While French novels and history were Romain Gary’s field of dreams, my own was much more concrete and rose above Flushing Meadows. Gary clearly loved to belt out “La Marseillaise” as a child, but while “The Star-Spangled Banner” played at Shea, I was shifting from one foot to another impatient for the game to begin. In the end, passion for baseball served as our means of integration, turning my parents and grandparents into hyphenated Americans.
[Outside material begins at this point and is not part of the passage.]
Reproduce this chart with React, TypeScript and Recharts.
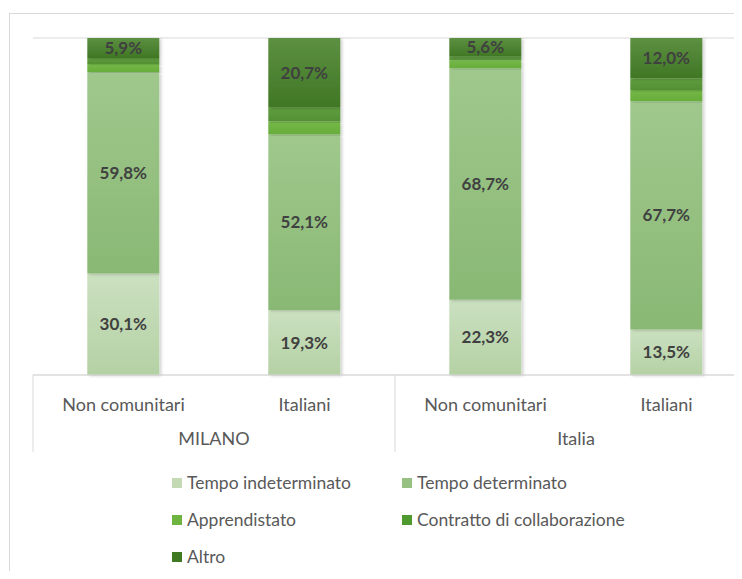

In France, however, the great vector of assimilation was the French language, French rationality, and French republicanism. For these reasons, the historian Pierre Birnbaum claims, the very notion of a French Jewish community is wrong-headed. French Jewry’s commitment to republican citizenship, Birnbaum believes, “works to prevent self-imposed isolation or withdrawal from the larger society.” As a result, there really is no equivalent in French for the term Jewish-American. Juif français, at least until now, has meant little more than a Frenchman or -woman who happens to be Jewish. The Frenchness is essential, the Jewishness accidental. As the French historian and translator Arthur Goldhammer told me, French Jews are more sensitive than their American counterparts “to living in an ‘exposed’ position and being vulnerable to potential rejection by society.”
Of course, this older ideal of republican assimilation is now changing as the French Republic itself wrestles with the complex questions of identity and citizenship raised by forces as varied as the European Union and the presence of 5 million French Muslims. Although the resistance will be great, France seems condemned to a multicultural future. What this means for French Jews, or American Jews in France, remains to be seen. But should the day ever pass that we laugh as one at Annie Hall, I’m uncertain if it will be cause for celebration or regret.